>> Begin DATA SEGMENT
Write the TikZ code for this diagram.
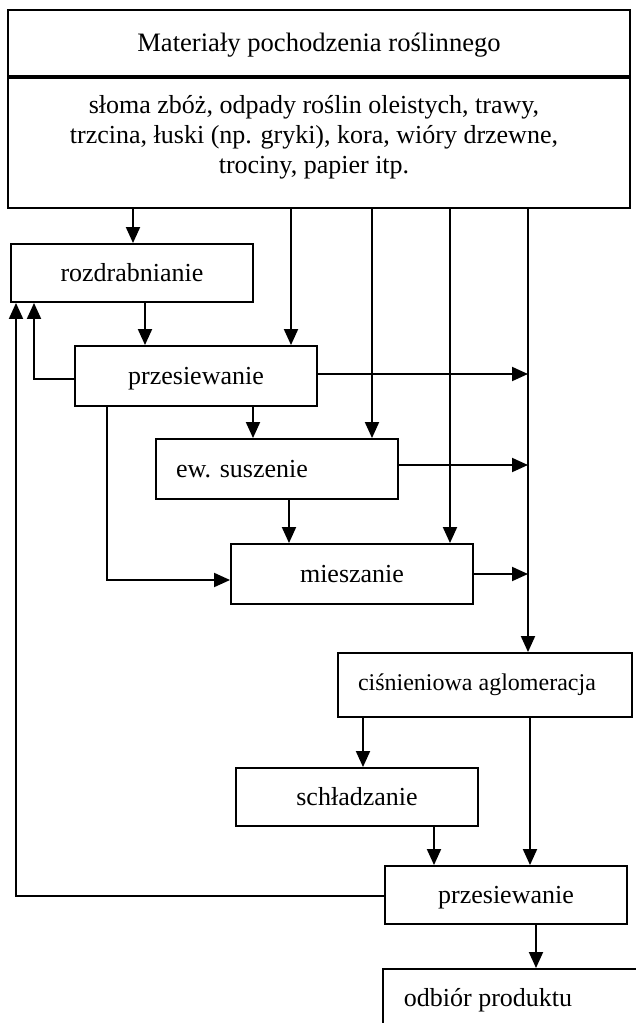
\documentclass[tikz,border=0pt]{standalone}
\usepackage{fontspec}
\setmainfont{Liberation Serif}
\usetikzlibrary{arrows.meta,calc}
\newcommand\dfont{\fontsize{26}{30}\selectfont}
\newcommand\smallboxfont{\fontsize{24}{28}\selectfont}
\begin{document}
\begin{tikzpicture}[x=1pt,y=-1pt,
  box/.style={draw, line width=1.9pt, inner sep=0pt, minimum height=58pt, minimum width=242pt, font=\dfont, text height=19pt, text depth=3pt},
  arr/.style={line width=1.9pt, -{Triangle[length=16pt,width=14pt]}}]
\useasboundingbox (0,0) rectangle (636,1023);
\clip (0,0) rectangle (636,1023);
% boxes
\node[box, minimum width=622pt, minimum height=66pt, font=\fontsize{26.6}{30}\selectfont] (hdr) at (319,43) {Materiały pochodzenia roślinnego};
\node[box, minimum width=622pt, minimum height=130pt] (src) at (319,143) {};
\node[font=\dfont, align=center, inner sep=0pt] (srct) at (314,137) {słoma zbóż, odpady roślin oleistych, trawy,\\trzcina, łuski (np. gryki), kora, wióry drzewne,\\trociny, papier itp.};
\node[box] (rozd) at (132,273) {rozdrabnianie};
\node[box, minimum height=60pt] (prz1) at (196,376) {przesiewanie};
\node[box, minimum height=60pt] (sus) at (277,469) {\makebox[242pt][l]{\hspace{20pt}ew. suszenie}};
\node[box, minimum height=60pt] (mie) at (352,574) {mieszanie};
\node[box, minimum height=64pt, font=\smallboxfont] (cis) at (485,685) {\makebox[294pt][l]{\hspace{20pt}\raisebox{3pt}{ciśnieniowa aglomeracja}}};
\node[box] (sch) at (357,797) {schładzanie};
\node[box] (prz2) at (506,895) {przesiewanie};
\node[box, anchor=north west, minimum height=60pt] (odb) at (382,968) {\makebox[300pt][l]{\hspace{21pt}odbiór produktu}};
% columns and rows
\coordinate (c133) at (133,0);
\coordinate (c145) at (145,0);
\coordinate (c291) at (291,0);
\coordinate (c372) at (372,0);
\coordinate (c450) at (450,0);
\coordinate (bus) at (528,0);
\coordinate (c253) at (253,0);
\coordinate (c289) at (289,0);
\coordinate (c107) at (107,0);
\coordinate (c34) at (34,0);
\coordinate (c16) at (16,0);
\coordinate (c363) at (363,0);
\coordinate (c530) at (530,0);
\coordinate (c434) at (434,0);
\coordinate (c536) at (536,0);
\coordinate (r374) at (0,374);
\coordinate (r465) at (0,465);
\coordinate (r574) at (0,574);
\coordinate (r580) at (0,580);
\coordinate (r379) at (0,379);
\coordinate (r896) at (0,896);
% connectors
\draw[arr] (src.south -| c133) -- (rozd.north -| c133);
\draw[arr] (rozd.south -| c145) -- (prz1.north -| c145);
\draw[arr] (src.south -| c291) -- (prz1.north -| c291);
\draw[arr] (src.south -| c372) -- (sus.north -| c372);
\draw[arr] (src.south -| c450) -- (mie.north -| c450);
\draw[arr] (src.south -| bus) -- (cis.north -| bus);
\draw[arr] (prz1.east |- r374) -- (bus |- r374);
\draw[arr] (sus.east |- r465) -- (bus |- r465);
\draw[arr] (mie.east |- r574) -- (bus |- r574);
\draw[arr] (prz1.south -| c253) -- (sus.north -| c253);
\draw[arr] (sus.south -| c289) -- (mie.north -| c289);
\draw[arr] (prz1.south -| c107) |- (mie.west |- r580);
\draw[arr] (prz1.west |- r379) -| (rozd.south -| c34);
\draw[arr] (prz2.west |- r896) -| (rozd.south -| c16);
\draw[arr] (cis.south -| c363) -- (sch.north -| c363);
\draw[arr] (cis.south -| c530) -- (prz2.north -| c530);
\draw[arr] (sch.south -| c434) -- (prz2.north -| c434);
\draw[arr] (prz2.south -| c536) -- (odb.north -| c536);
\end{tikzpicture}
\end{document}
>> End DATA SEGMENT
§ **YOUR GOAL**
Without including any pictures, reproduce the listing exactly.

§ **OUTPUT OF THE EXERCISE**
Write the TikZ code for this diagram.
\documentclass[tikz,border=0pt]{standalone}
\usepackage{fontspec}
\setmainfont{Liberation Serif}
\usetikzlibrary{arrows.meta,calc}
\newcommand\dfont{\fontsize{26}{30}\selectfont}
\newcommand\smallboxfont{\fontsize{24}{28}\selectfont}
\begin{document}
\begin{tikzpicture}[x=1pt,y=-1pt,
  box/.style={draw, line width=1.9pt, inner sep=0pt, minimum height=58pt, minimum width=242pt, font=\dfont, text height=19pt, text depth=3pt},
  arr/.style={line width=1.9pt, -{Triangle[length=16pt,width=14pt]}}]
\useasboundingbox (0,0) rectangle (636,1023);
\clip (0,0) rectangle (636,1023);
% boxes
\node[box, minimum width=622pt, minimum height=66pt, font=\fontsize{26.6}{30}\selectfont] (hdr) at (319,43) {Materiały pochodzenia roślinnego};
\node[box, minimum width=622pt, minimum height=130pt] (src) at (319,143) {};
\node[font=\dfont, align=center, inner sep=0pt] (srct) at (314,137) {słoma zbóż, odpady roślin oleistych, trawy,\\trzcina, łuski (np. gryki), kora, wióry drzewne,\\trociny, papier itp.};
\node[box] (rozd) at (132,273) {rozdrabnianie};
\node[box, minimum height=60pt] (prz1) at (196,376) {przesiewanie};
\node[box, minimum height=60pt] (sus) at (277,469) {\makebox[242pt][l]{\hspace{20pt}ew. suszenie}};
\node[box, minimum height=60pt] (mie) at (352,574) {mieszanie};
\node[box, minimum height=64pt, font=\smallboxfont] (cis) at (485,685) {\makebox[294pt][l]{\hspace{20pt}\raisebox{3pt}{ciśnieniowa aglomeracja}}};
\node[box] (sch) at (357,797) {schładzanie};
\node[box] (prz2) at (506,895) {przesiewanie};
\node[box, anchor=north west, minimum height=60pt] (odb) at (382,968) {\makebox[300pt][l]{\hspace{21pt}odbiór produktu}};
% columns and rows
\coordinate (c133) at (133,0);
\coordinate (c145) at (145,0);
\coordinate (c291) at (291,0);
\coordinate (c372) at (372,0);
\coordinate (c450) at (450,0);
\coordinate (bus) at (528,0);
\coordinate (c253) at (253,0);
\coordinate (c289) at (289,0);
\coordinate (c107) at (107,0);
\coordinate (c34) at (34,0);
\coordinate (c16) at (16,0);
\coordinate (c363) at (363,0);
\coordinate (c530) at (530,0);
\coordinate (c434) at (434,0);
\coordinate (c536) at (536,0);
\coordinate (r374) at (0,374);
\coordinate (r465) at (0,465);
\coordinate (r574) at (0,574);
\coordinate (r580) at (0,580);
\coordinate (r379) at (0,379);
\coordinate (r896) at (0,896);
% connectors
\draw[arr] (src.south -| c133) -- (rozd.north -| c133);
\draw[arr] (rozd.south -| c145) -- (prz1.north -| c145);
\draw[arr] (src.south -| c291) -- (prz1.north -| c291);
\draw[arr] (src.south -| c372) -- (sus.north -| c372);
\draw[arr] (src.south -| c450) -- (mie.north -| c450);
\draw[arr] (src.south -| bus) -- (cis.north -| bus);
\draw[arr] (prz1.east |- r374) -- (bus |- r374);
\draw[arr] (sus.east |- r465) -- (bus |- r465);
\draw[arr] (mie.east |- r574) -- (bus |- r574);
\draw[arr] (prz1.south -| c253) -- (sus.north -| c253);
\draw[arr] (sus.south -| c289) -- (mie.north -| c289);
\draw[arr] (prz1.south -| c107) |- (mie.west |- r580);
\draw[arr] (prz1.west |- r379) -| (rozd.south -| c34);
\draw[arr] (prz2.west |- r896) -| (rozd.south -| c16);
\draw[arr] (cis.south -| c363) -- (sch.north -| c363);
\draw[arr] (cis.south -| c530) -- (prz2.north -| c530);
\draw[arr] (sch.south -| c434) -- (prz2.north -| c434);
\draw[arr] (prz2.south -| c536) -- (odb.north -| c536);
\end{tikzpicture}
\end{document}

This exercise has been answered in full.